The January labour market report suggests no improvement in activity at the start of the first quarter of 2009 following one of the worst quarters in history. In January, payrolls dropped by a net 597 000, the steepest fall in 34 years, but little changed from the disastrous results in both November and December. Including the revisions to the results of the previous two months, the loss in jobs exceeded expectations (- 540K) by about 120 000. The unemployment rate rose to 7.6% from 7.2%, also exceeding expectations (7.5%). The weakness was broad-based with only the government and education & Health sectors adding workers to their workforce. The manufacturing sector was extremely hard hit with a loss of 207 000 jobs, but also construction payrolls fell by a steep 111 000 units. The Service-providing sector shed 279 000 jobs of which 118 000 in the trade/transportation and utility sub-sector. Retailers cut a net 45 000 jobs which is less than in previous months, but we suspect that seasonal adjustment factors might have been a reason for the slightly less bad outcome than recently. Payrolls at Temporary Help Agencies, that lead overall payrolls, showed no sign of improvement either, shedding another 76 000 jobs. Aggregate hours worked, a gauge of activity, fell 0.7% M/M in January, suggesting that the contraction in Q1 growth may be little different from Q4 2008.

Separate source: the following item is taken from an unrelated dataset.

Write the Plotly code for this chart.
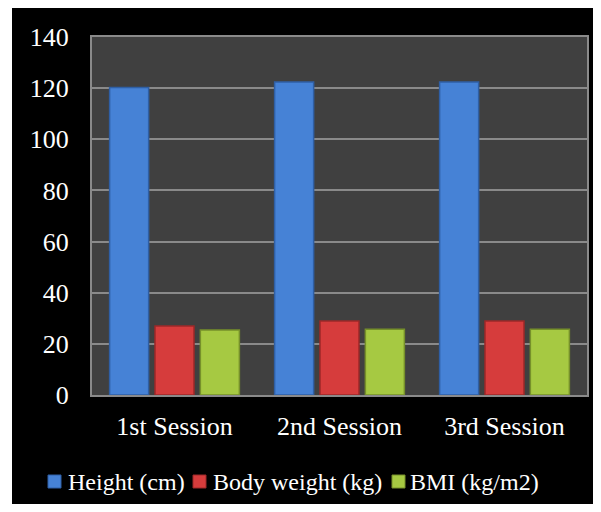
import plotly.graph_objects as go

categories = ["1st Session", "2nd Session", "3rd Session"]
height_cm = [120.3, 122.4, 122.4]
body_weight_kg = [27.0, 28.9, 28.9]
bmi = [25.4, 25.7, 25.7]
series_names = ["Height (cm)", "Body weight (kg)", "BMI (kg/m2)"]
y_ticks = [0, 20, 40, 60, 80, 100, 120, 140]

colors = ["#4682d6", "#d63c3c", "#a6c942"]
edge_colors = ["#2f5fa5", "#9c2828", "#76902a"]

# page body has an 8px margin; figure sized to fill the rest of the window
OFF = 8
W, H = 593, 496
L, R, T, B = 84, 14, 29, 109
PW, PH = W - L - R, H - T - B


def px_x(p):  # p in window pixels
    return (p - OFF - L) / PW


def px_y(p):
    return (H - B - (p - OFF)) / PH


FONT = "Liberation Serif, Times New Roman, serif"

fig = go.Figure()
for name, vals, c, ec in zip(series_names, [height_cm, body_weight_kg, bmi], colors, edge_colors):
    fig.add_trace(go.Bar(
        x=categories, y=vals, name=name,
        marker=dict(color=c, line=dict(color=ec, width=1.5)),
        showlegend=False,
    ))

shapes = [
    # white outer margin strip on the left
    dict(type="rect", xref="paper", yref="paper", x0=px_x(OFF), x1=px_x(12), y0=px_y(520), y1=px_y(0),
         fillcolor="white", line=dict(width=0), layer="below"),
]
annotations = []
legend_sq_x = [48, 193, 392]
legend_txt_x = [66, 211, 408]
for i, name in enumerate(series_names):
    shapes.append(dict(type="rect", xref="paper", yref="paper",
                       x0=px_x(legend_sq_x[i]), x1=px_x(legend_sq_x[i] + 13),
                       y0=px_y(488), y1=px_y(475),
                       fillcolor=colors[i], line=dict(color=edge_colors[i], width=1)))
    annotations.append(dict(text=name, xref="paper", yref="paper",
                            x=px_x(legend_txt_x[i]), y=px_y(482),
                            xanchor="left", yanchor="middle", showarrow=False,
                            font=dict(family=FONT, size=24, color="white")))

fig.update_layout(
    width=W, height=H,
    margin=dict(l=L, r=R, t=T, b=B),
    paper_bgcolor="black",
    plot_bgcolor="#404040",
    barmode="group",
    bargap=0.175,
    bargroupgap=0.14,
    font=dict(family=FONT, size=24, color="white"),
    shapes=shapes,
    annotations=annotations,
    xaxis=dict(
        showgrid=False, showline=True, linecolor="#8a8a8a", linewidth=2, mirror=True,
        ticks="", ticklabelstandoff=7,
        tickfont=dict(family=FONT, size=26, color="white"),
    ),
    yaxis=dict(
        range=[0, 140], tickvals=y_ticks, showgrid=True, gridcolor="#8a8a8a", gridwidth=2,
        showline=True, linecolor="#8a8a8a", linewidth=2, mirror=True,
        zeroline=False, ticks="", ticklabelstandoff=16,
        tickfont=dict(family=FONT, size=26, color="white"),
    ),
)

fig.write_html("out.html")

EMU: German industrial production collapses
Following on the heels of disastrous order intake in December, industrial production for that month was now reported as down 4.6% M/M and 12% Y/Y, the largest monthly drop since May1989. For the whole of Q4, production fell 6.8% Q/Q the largest quarterly contraction since 1962 (start series) and in line with the very bad Q4 growth figures.
The January ECB bank lending survey indicated that banks continued to their sharp tightening of credit conditions to both enterprises (64% vs. 65% in Q3) and households for both house purchase (41% vs. 36% in Q3) and consumer credit (42% vs. 30%) during the last quarter of 2008. Although the pace of tightening is expected to moderate in the first quarter, this shouldn’t offer too much comfort given the previous sharp tightening. At the same time, demand for loans to both enterprises (-40% vs. -26% in Q3) and to households for both house purchase (-63% vs. -64% in Q3) and consumer credit (-47% vs. -21% in Q3) is expected to continue its recent collapse and suggests that the substantial reduction in official interest rates has failed to boost lending growth.
Other: UK manuf. output weakest in over 30 years
December industrial production fell a steeper-than-expected 1.7% M/M and 9.4% Y/Y, while the cyclical manufacturing output lost even more, down 2.2% M/M and 10.2% Y/Y. This might lead to a downward revision of Q4 GDP figure.
December Producer prices surprised on the upside of expectations: input PPI rose by 1.5% M/M and 2.3% Y/Y, while output PPI edged up by 0.1% M/M and 3.5% Y/Y. Also core output PPI showed a surprisingly high 0.4% M/M and 4.1% Y/Y increase. We suspect that the weakness of sterling goes a long way in explaining the increase in PPI, beside a temporary increase in price crude oil. UK producers should be squeezed as they have to pay more for their inputs, but face falling demand making it unlikely they can pass through the rise in input costs.